De kauw
Actueel 693 keer gelezenZoetermeer- In deze rubriek laten diverse experts uit de natuurwereld hun licht schijnen op leuke, bijzondere natuurweetjes. Deze week vertelt bioloog Winfried van Meerendonk over een heel sociale vogel: de kauw.
Wie kent hem niet?
Kauwen rekenen we tot de familie van de kraaiachtigen of Corvidae. Ze zijn verwant aan de zwarte kraai, roek, gaai, ekster en niet te vergeten de raaf. In de wintermaanden zijn ze in grote groepen te zien wanneer ze van en naar de slaapplaatsen vliegen. In het voorjaar bezetten ze de broedplaatsen. Dat kunnen holle bomen, schoorstenen (voorkom bezetting), nestkasten die voor de bosuil bestemd zijn en zelfs wel konijnenholen zijn.

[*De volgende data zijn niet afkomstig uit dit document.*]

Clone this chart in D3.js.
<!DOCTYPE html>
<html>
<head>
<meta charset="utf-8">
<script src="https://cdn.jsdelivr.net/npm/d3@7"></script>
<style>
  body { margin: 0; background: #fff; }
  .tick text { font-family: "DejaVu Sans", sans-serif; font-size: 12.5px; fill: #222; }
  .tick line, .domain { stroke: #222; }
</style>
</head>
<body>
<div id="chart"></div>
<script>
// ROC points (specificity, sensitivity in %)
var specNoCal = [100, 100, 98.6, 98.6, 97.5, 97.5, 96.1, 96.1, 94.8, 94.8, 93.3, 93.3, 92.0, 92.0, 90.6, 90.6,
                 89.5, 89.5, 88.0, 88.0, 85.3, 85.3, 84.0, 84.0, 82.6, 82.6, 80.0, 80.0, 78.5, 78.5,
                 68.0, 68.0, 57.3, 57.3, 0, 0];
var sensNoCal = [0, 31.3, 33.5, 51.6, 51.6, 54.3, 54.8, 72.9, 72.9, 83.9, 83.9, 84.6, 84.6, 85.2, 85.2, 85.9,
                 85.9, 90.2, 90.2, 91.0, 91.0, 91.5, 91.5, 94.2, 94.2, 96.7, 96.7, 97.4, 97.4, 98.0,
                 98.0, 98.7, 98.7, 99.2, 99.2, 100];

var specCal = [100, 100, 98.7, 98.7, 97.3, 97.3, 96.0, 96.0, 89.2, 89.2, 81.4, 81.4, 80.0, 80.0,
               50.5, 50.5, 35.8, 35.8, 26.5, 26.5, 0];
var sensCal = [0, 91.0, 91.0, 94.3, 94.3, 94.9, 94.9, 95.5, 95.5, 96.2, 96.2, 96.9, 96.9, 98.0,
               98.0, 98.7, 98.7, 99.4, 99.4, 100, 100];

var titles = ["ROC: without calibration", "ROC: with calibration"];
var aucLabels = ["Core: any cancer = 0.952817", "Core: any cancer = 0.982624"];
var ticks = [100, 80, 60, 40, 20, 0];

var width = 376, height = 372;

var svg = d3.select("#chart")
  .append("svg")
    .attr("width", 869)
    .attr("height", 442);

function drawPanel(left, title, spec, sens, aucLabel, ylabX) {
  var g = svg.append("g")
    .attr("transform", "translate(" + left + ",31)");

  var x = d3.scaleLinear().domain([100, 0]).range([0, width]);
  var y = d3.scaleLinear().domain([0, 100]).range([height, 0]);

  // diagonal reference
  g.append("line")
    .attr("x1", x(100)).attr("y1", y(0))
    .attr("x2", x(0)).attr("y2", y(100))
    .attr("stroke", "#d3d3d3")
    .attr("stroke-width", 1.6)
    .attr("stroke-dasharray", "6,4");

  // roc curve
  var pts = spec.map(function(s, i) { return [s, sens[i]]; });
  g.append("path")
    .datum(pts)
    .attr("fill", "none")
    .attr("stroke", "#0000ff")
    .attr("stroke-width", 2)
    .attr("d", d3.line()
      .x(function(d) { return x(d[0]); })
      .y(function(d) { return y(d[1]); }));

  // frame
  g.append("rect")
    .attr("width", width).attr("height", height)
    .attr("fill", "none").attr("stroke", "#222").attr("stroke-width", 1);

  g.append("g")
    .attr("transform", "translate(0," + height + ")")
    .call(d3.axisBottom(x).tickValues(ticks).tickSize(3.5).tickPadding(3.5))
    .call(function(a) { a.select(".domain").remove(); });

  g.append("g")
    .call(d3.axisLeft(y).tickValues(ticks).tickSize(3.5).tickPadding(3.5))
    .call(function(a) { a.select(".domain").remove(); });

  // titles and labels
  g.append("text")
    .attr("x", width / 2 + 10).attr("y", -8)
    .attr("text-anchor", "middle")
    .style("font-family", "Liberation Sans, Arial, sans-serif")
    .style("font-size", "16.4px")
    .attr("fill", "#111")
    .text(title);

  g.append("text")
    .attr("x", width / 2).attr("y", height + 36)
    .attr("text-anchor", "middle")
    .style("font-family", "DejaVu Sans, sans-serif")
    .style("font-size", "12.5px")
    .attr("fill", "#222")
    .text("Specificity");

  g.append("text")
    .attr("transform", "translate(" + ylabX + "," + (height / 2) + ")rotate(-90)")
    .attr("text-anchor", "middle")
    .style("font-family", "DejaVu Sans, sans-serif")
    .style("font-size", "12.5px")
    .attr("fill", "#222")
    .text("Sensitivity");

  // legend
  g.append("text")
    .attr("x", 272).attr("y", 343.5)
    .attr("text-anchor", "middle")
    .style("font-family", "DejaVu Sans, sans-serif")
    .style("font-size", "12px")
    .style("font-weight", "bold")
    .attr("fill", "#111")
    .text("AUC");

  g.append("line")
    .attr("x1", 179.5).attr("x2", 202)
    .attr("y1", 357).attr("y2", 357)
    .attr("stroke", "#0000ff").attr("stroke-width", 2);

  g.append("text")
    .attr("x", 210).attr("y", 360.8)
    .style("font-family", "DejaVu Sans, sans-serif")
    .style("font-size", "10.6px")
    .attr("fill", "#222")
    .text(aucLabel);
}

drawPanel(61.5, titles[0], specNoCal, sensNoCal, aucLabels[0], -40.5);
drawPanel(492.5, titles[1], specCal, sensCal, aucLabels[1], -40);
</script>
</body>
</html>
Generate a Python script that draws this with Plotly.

Gek genoeg worden deze vogels vaak voor kraaien aangezien maar kauwen zijn niet veel groter dan een stadsduif. Bekijk ze maar eens goed wanneer ze u voor de voeten lopen in het Stadshart.
In de broedtijd zijn de paren onafscheidelijk; ze zitten knus tegen elkaar aan om elkaars kopveren te verzorgen en zo de paarband te versterken. In groepen blijven de paartjes ook bij elkaar maar dat valt dan minder op, tot ze ergens gaan zitten.
Als kind heb ik eens een tamme kauw gehad (niet meer toegestaan tenzij in gevangenschap geboren en geringd). De vogel was door een onverlaat gekortwiekt en kon geen kant meer op.
In de lange zomervakantie wist ik de kauw weer op te kalefateren. Hij of zij wilde telkens op mijn schouder zitten, maar zo’n snavel in je oor is geen pretje.